1) Chart depths and bathymetry show that at the "Getunder Mark" I have, the depth is only around 30m and not the 45-50m mentioned in the Beckhurst video. It also appears to be on a rocky incline and not on a "flat sandy bottom". Probably the numbers got wrongly transcribed somewhere along the line.

2) The "Accepted Mark" does appear to be on a flat sandy bottom of about the right depth. However it is rather too flat. I see no ups and downs of 1m or 2m in the bathymetry that might indicate low profile wreckage. In addition the "sandy area" is not that large. It would seem difficult to "park" an 88m long ship here without one end or the other coming close to the nearby rock walls that rise up from 46m to 30m. These should be visible from some parts of the wreck. Nothing of this sort is visible in the video, nor is it mentioned in any "Carpentaria folklore" that I have heard or read.

3) In contrast the "Mystery Mark" has a lot going for it:-

a) The depth is right.

b) It has a large area of flat sandy bottom.

c) It is very close to the "wreck marker" on an eChart (39 08.666's, 146 17.978'e)

d) It is the only site East of Carpentaria Rock's high point. This is in agreement with the Prom Marine National Park Map which mentions the wreck and roughly indicates its position. (see below)

e) The detailed bathymetry I have seen shows a patch of soundings 0.5m - 2.2m above the surrounding seabed in this area.

f) That patch is about 70m long x 15m wide. (ie. "ship-shaped")

g) At high zoom level, the eChart attempts to show the outline of a debris field. While I have never seen this eChart feature before, the outline's size, shape, and orientation matches the bathymetry indications pretty closely.

h) Both the bathymetry and the charted outline indicate a long axis orientation of about 324T (NNW) [or 144T (SSE) - I don't know which end is the bow]

i) The NNW end of the outline has an eChart position of around 39 08.642's, 146 17.965'e. This is mighty damn close to the "Mystery Mark" of 39 08.640's, 146 17.968'e. Seems this might be a sensible anchoring point close to one end of the "alleged wreck".


******* Gulf of Carpentaria Wreck Conclusions *******

Hopefully Lloyd might recheck the provenance of the "Accepted Mark" to see if it was communicated properly to him. Hopefully this might bring something to light. If not then might I suggest a first sounder search close to, but a little SSE, of the Mystery Mark. According to the bathymetry, the biggest level difference between the sandy flat and the "alleged wreckage" is around 2.2m which should show on the sounder. That point's coordinates are: 39 08.666's, 146 17.983'e. This is also within just a few metres of the eChart wreck marker.

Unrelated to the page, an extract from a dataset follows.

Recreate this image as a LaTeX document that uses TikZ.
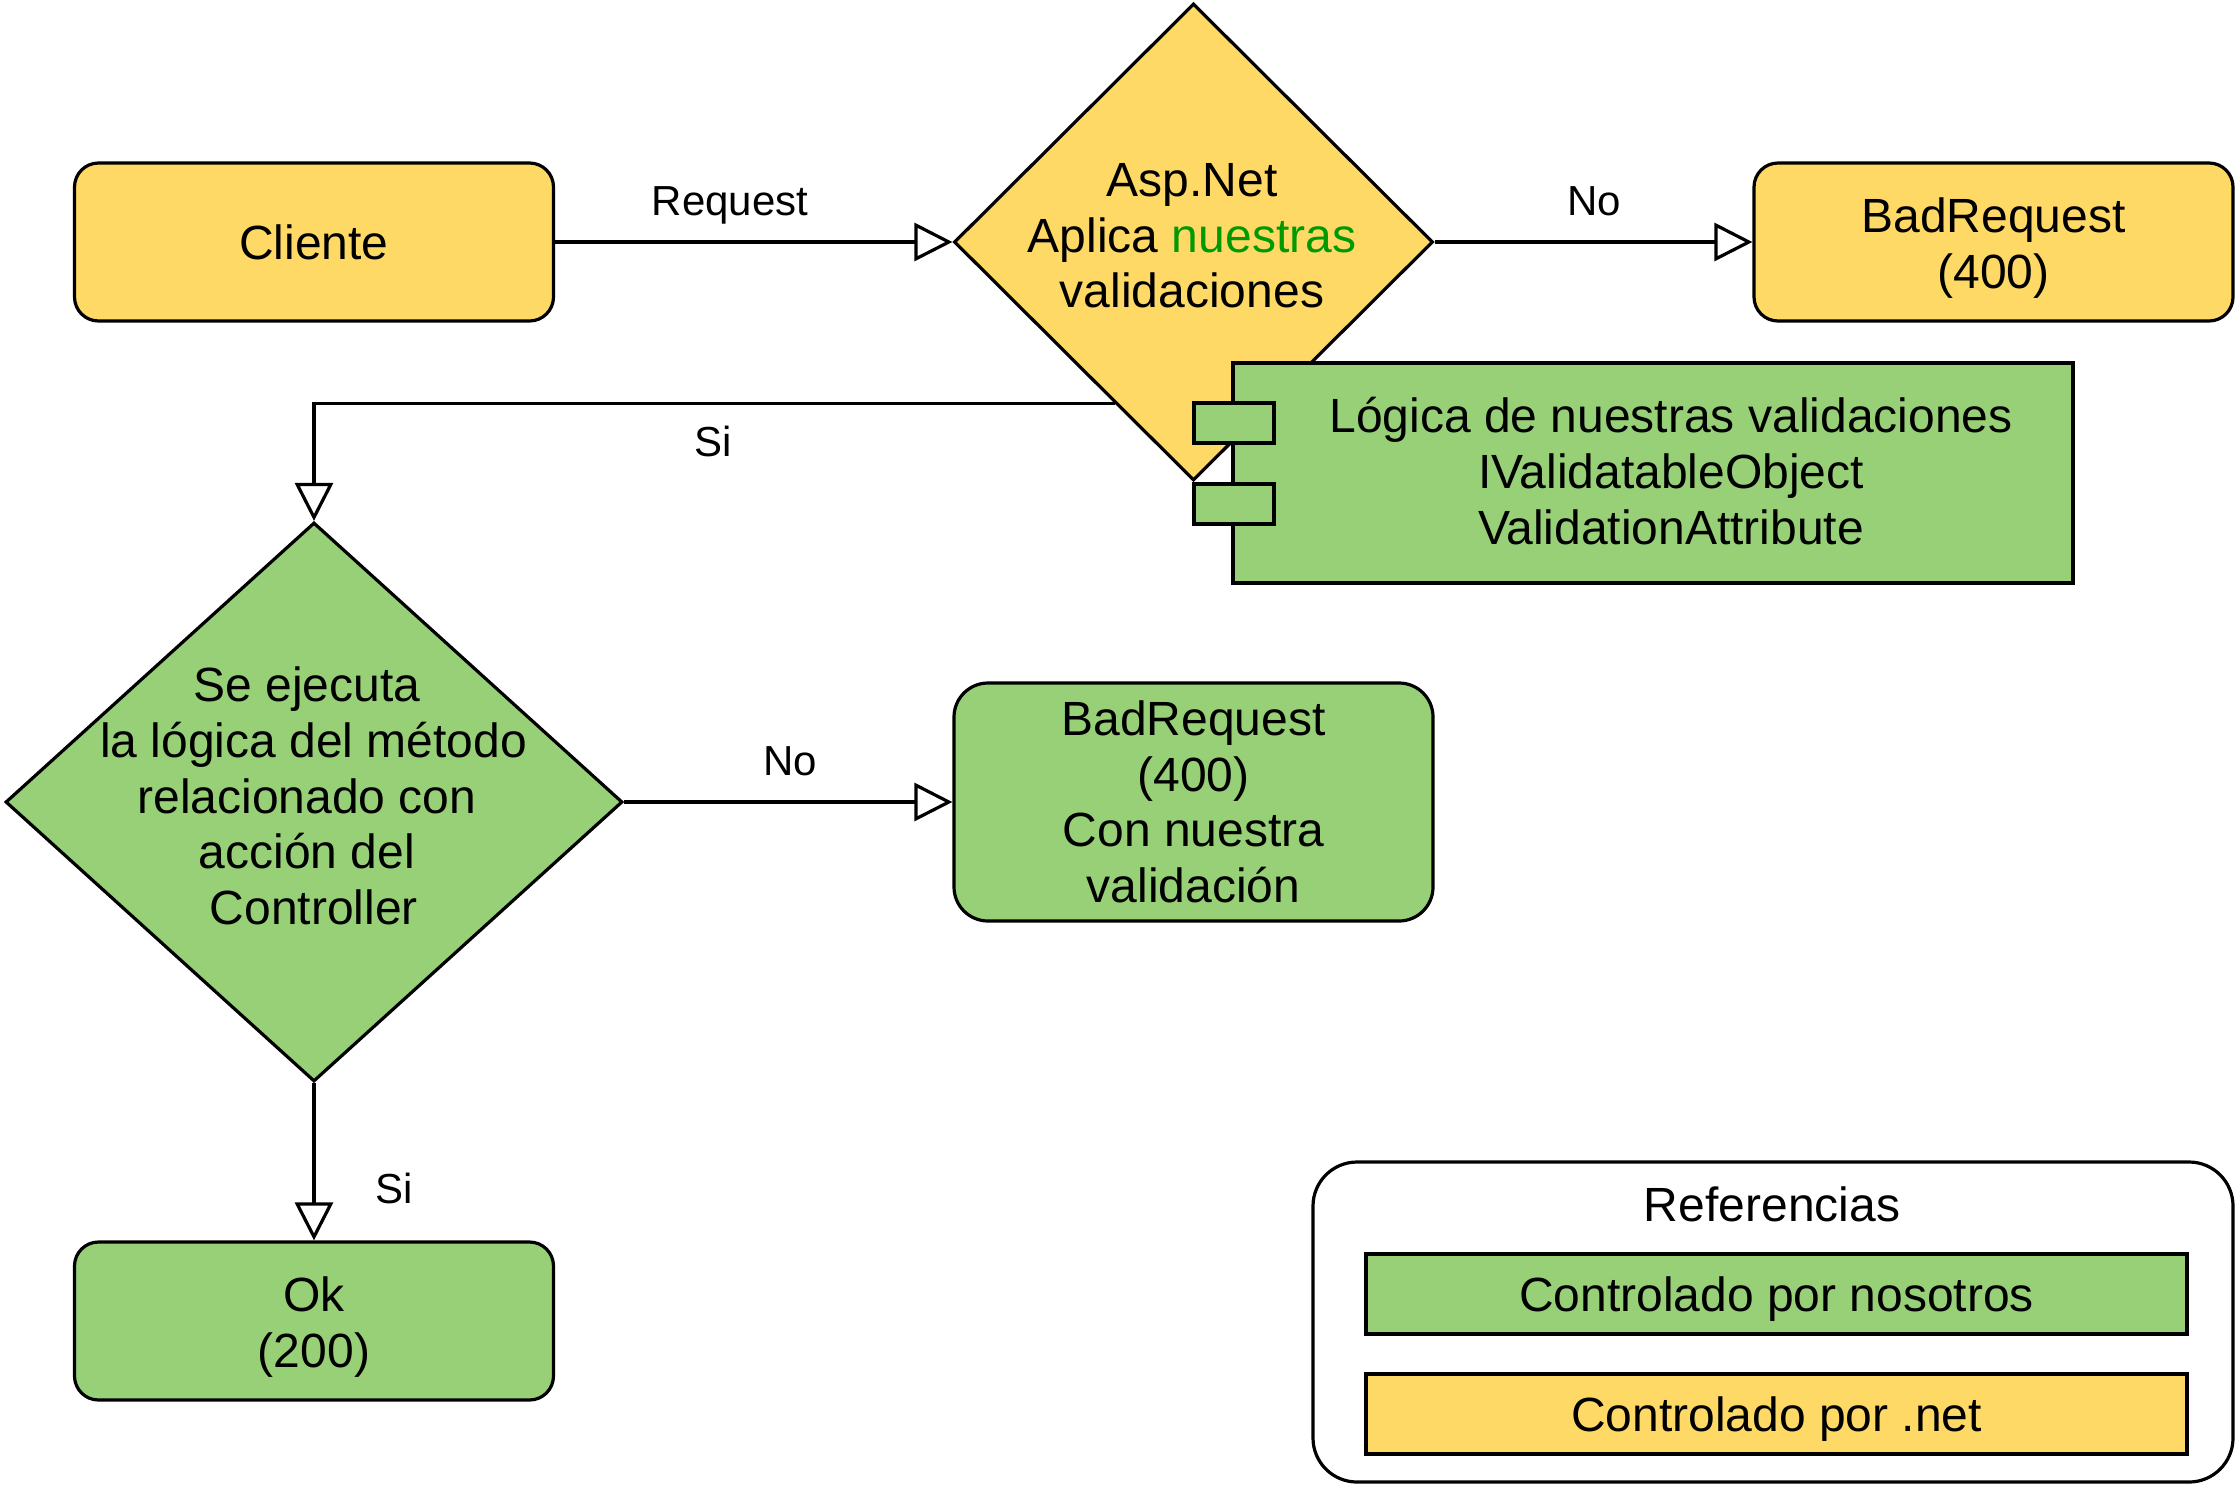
\documentclass[tikz,border=0pt]{standalone}
\usepackage{fontspec}
\setmainfont{Liberation Sans}
\usetikzlibrary{shapes.geometric,arrows.meta,calc}
\definecolor{yel}{HTML}{FFD966}
\definecolor{grn}{HTML}{97D077}
\definecolor{txtgreen}{HTML}{009900}
\begin{document}
\begin{tikzpicture}[x=0.5pt,y=-0.5pt,line width=1.6pt,
  boxfont/.style={font=\fontsize{24}{27.8}\selectfont},
  lblfont/.style={font=\fontsize{21}{25}\selectfont},
  rbox/.style={draw, rounded corners=12pt, minimum width=239.5pt, minimum height=79pt, inner sep=0pt},
  plainbox/.style={draw, minimum width=410.5pt, minimum height=40pt, inner sep=0pt},
  dia/.style={diamond, draw, inner sep=0pt},
  txt/.style={boxfont, align=center, inner sep=0pt},
  lbl/.style={lblfont, inner sep=0pt},
  arr/.style={-{Triangle[length=19pt,width=19pt,fill=white]}}
]
\useasboundingbox (0,0) rectangle (2236,1484);

% top row
\node[rbox, fill=yel] (cli) at (314,242) {};
\node[txt] (clit) at (314,242) {Cliente};
\node[dia, fill=yel, minimum width=239.5pt, minimum height=238.5pt] (d1) at (1193.5,242) {};
\node[txt] (d1t) at (1192,236) {Asp.Net\\Aplica \textcolor{txtgreen}{nuestras}\\validaciones};
\node[rbox, fill=yel] (br1) at (1993.5,242) {};
\node[txt] (br1t) at (1993.5,248) {BadRequest\\(400)};

% component
\node[draw, fill=grn, minimum width=420pt, minimum height=110pt, inner sep=0pt] (comp) at (1653,473) {};
\node[draw, fill=grn, minimum width=40pt, minimum height=20pt, inner sep=0pt] (p1) at (1234,423) {};
\node[draw, fill=grn, minimum width=40pt, minimum height=20pt, inner sep=0pt] (p2) at (1234,504) {};
\node[txt] (compt) at (1671,471) {Lógica de nuestras validaciones\\IValidatableObject\\ValidationAttribute};

% second decision
\node[dia, fill=grn, minimum width=308.5pt, minimum height=279.5pt] (d2) at (314,802) {};
\node[txt] (d2t) at (307,796) {Se ejecuta\\\hspace*{6.7pt}la lógica del método\\relacionado con\\acción del\\\hspace*{6.7pt}Controller};
\node[rbox, fill=grn, rounded corners=17pt, minimum height=119pt] (br2) at (1193.5,802) {};
\node[txt] (br2t) at (1193.5,802) {BadRequest\\(400)\\Con nuestra\\validación};
\node[rbox, fill=grn] (ok) at (314,1321) {};
\node[txt] (okt) at (314,1327) {Ok\\(200)};

% connectors
\draw[arr] (cli.east) -- (d1.west);
\node[lbl] (lreq) at (730,205) {Request};
\draw[arr] (d1.east) -- (br1.west);
\node[lbl] (lno1) at (1594,201) {No};
\coordinate (s1) at ($(d1.west)!0.674!(d1.south)$);
\draw[arr] (s1) -| (d2.north);
\node[lbl] (lsi1) at (713,441) {Si};
\draw[arr] (d2.east) -- (br2.west);
\node[lbl] (lno2) at (790,761) {No};
\draw[arr] (d2.south) -- (ok.north);
\node[lbl] (lsi2) at (394,1188) {Si};

% legend
\node[draw, rounded corners=22pt, minimum width=460pt, minimum height=160pt, inner sep=0pt] (leg) at (1773,1322) {};
\node[txt] (legt) at (1772,1204) {Referencias};
\node[plainbox, fill=grn] (lg1) at (1776.5,1294) {};
\node[txt] (lg1t) at (1776.5,1299) {Controlado por nosotros};
\node[plainbox, fill=yel] (lg2) at (1776.5,1414) {};
\node[txt] (lg2t) at (1776.5,1419) {Controlado por .net};
\end{tikzpicture}
\end{document}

Hopefully someone who has actually been there and knows how to take a good GPS mark in deep water might come forward to confirm or deny any of my musings above.

The image below is taken from the Prom Marine National Park booklet. I've added the red bits in roughly the right positions to help visualise the situation as I understand it:-
Image


******* ANYTHING ELSE? **********

No not really. Sadly the bathymetry data I use to make false colour images of sea floor depths stops way short of all the graveyard wrecks. Even the J4 Sub is in a "no-data" zone.

The only other contribution I might be able to make is for the George Kermode off Smith's Beach at Phillip Island. That wreck shows up quite nicely. In reference to the Scuba Doctor's dive site page for the George Kermode, I can add this extra information:-

Of the two marks given, the one from "Peter":-
38 31.212's, 145 14.712'e is pretty much amidships over the highest point.
It might be a good "first finder" mark but not so good to drop the pick on in case it falls inside.

and the one from "Scuba Doctor":
38 31.230's, 145 14.687'e seems to be on the southern side of the wreck and near its western end.
It might be a good place to anchor close by the wreck.

I can't remember which end is the bow, but the wreck alignment is about 60T (ENE) [or 240T (WSW) going the other way.] I hope this may be of assistance to any first timers heading down to dive her. I've done it both from Flinders and from Newhaven (PI) in a fairly small dive boat. The distances are similar at around 22km one-way, but the more weather exposed route from Flinders requires careful consideration if there is any chance of a west or southwesterly springing up for the homeward run.